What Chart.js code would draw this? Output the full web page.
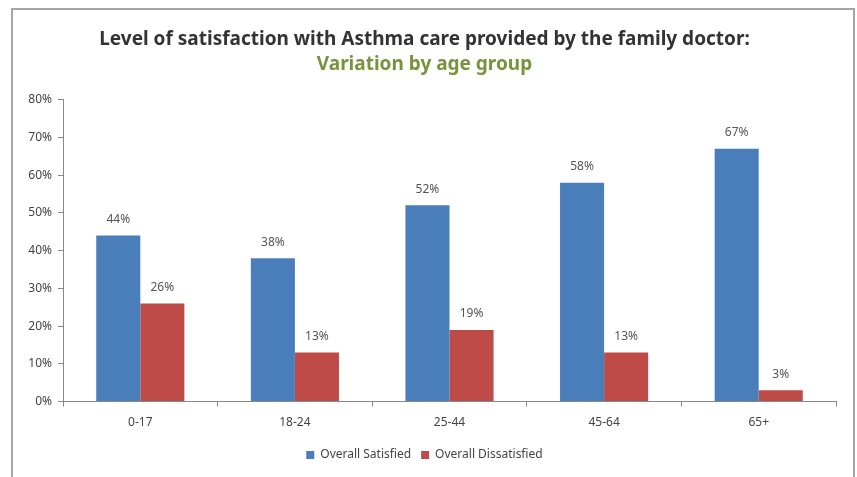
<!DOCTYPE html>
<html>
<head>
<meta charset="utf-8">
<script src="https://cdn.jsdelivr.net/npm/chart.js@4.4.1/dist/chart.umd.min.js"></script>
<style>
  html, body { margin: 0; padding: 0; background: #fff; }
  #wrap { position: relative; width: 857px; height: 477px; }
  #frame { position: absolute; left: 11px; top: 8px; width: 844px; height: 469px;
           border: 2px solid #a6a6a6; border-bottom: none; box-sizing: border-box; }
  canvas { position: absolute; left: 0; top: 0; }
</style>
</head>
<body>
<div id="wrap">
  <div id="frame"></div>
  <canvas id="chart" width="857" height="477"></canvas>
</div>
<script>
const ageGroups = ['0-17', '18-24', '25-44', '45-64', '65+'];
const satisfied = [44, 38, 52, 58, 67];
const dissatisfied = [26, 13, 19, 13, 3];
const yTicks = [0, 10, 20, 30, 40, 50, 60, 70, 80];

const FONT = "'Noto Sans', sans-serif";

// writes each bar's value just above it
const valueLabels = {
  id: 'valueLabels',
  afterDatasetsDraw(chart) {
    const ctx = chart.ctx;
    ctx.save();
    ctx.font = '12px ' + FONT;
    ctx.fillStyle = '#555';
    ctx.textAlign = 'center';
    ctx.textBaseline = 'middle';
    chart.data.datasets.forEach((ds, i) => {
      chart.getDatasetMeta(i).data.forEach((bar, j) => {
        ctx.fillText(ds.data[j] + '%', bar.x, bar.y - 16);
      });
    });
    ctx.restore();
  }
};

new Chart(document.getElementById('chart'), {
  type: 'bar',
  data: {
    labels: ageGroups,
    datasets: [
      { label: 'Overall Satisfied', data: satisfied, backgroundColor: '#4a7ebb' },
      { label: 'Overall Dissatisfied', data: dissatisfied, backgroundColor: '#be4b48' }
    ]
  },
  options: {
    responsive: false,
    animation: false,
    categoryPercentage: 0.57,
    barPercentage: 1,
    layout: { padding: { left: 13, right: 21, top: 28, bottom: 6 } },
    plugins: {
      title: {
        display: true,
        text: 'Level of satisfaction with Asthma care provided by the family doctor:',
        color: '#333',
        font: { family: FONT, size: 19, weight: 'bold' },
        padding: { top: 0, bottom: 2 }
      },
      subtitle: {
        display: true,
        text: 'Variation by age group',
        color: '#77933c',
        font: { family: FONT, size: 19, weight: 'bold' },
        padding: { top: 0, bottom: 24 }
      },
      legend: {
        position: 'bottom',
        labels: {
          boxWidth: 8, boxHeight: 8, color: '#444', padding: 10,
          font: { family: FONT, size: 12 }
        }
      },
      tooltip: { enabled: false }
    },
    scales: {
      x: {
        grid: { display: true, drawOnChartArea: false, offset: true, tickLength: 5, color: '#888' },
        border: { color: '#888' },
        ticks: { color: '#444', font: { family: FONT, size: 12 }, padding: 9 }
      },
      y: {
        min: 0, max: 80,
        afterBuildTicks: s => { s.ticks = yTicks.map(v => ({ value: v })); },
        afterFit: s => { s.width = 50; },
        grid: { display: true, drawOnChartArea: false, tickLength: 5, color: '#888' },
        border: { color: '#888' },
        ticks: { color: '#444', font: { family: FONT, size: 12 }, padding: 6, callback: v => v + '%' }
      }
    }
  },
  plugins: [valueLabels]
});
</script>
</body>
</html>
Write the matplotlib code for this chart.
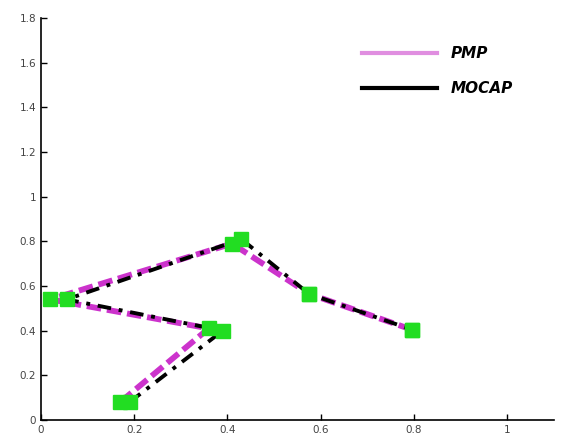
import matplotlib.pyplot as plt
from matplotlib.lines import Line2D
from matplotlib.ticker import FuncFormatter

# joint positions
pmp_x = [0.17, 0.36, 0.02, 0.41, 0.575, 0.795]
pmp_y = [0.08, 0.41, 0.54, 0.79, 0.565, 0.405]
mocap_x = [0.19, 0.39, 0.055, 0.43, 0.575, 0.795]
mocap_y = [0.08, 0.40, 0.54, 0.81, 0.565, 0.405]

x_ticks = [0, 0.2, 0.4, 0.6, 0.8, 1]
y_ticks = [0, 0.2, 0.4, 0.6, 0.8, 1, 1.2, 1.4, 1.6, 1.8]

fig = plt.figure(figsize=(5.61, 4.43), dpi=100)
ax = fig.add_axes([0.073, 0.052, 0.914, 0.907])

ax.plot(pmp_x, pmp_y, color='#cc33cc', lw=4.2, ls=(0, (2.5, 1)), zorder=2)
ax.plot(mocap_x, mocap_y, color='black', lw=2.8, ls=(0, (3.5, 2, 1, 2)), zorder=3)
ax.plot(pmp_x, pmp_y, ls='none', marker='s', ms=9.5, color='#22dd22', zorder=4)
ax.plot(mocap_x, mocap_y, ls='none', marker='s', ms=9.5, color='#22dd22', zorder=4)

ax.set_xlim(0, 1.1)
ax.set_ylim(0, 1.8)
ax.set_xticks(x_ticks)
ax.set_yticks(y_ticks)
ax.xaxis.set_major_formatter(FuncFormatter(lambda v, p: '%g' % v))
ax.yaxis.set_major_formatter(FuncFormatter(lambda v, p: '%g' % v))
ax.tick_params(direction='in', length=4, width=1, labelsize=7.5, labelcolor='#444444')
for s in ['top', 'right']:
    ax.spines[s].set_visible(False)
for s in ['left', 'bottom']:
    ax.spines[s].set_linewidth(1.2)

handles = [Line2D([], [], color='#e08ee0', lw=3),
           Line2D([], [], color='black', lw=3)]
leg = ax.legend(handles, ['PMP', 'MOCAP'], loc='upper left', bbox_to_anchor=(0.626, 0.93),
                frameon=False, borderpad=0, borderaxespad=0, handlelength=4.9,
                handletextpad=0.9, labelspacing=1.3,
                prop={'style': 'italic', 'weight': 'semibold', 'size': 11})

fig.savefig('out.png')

> Written instruction: From the records above, transcribe exactly the lines starting at the one containing "Write the matplotlib code for this chart." and ending at the one containing "mocap_y = [0.08, 0.40, 0.54, 0.81, 0.565, 0.405]". Skip the pictures.

> Response to the exercise:
Write the matplotlib code for this chart.
import matplotlib.pyplot as plt
from matplotlib.lines import Line2D
from matplotlib.ticker import FuncFormatter

# joint positions
pmp_x = [0.17, 0.36, 0.02, 0.41, 0.575, 0.795]
pmp_y = [0.08, 0.41, 0.54, 0.79, 0.565, 0.405]
mocap_x = [0.19, 0.39, 0.055, 0.43, 0.575, 0.795]
mocap_y = [0.08, 0.40, 0.54, 0.81, 0.565, 0.405]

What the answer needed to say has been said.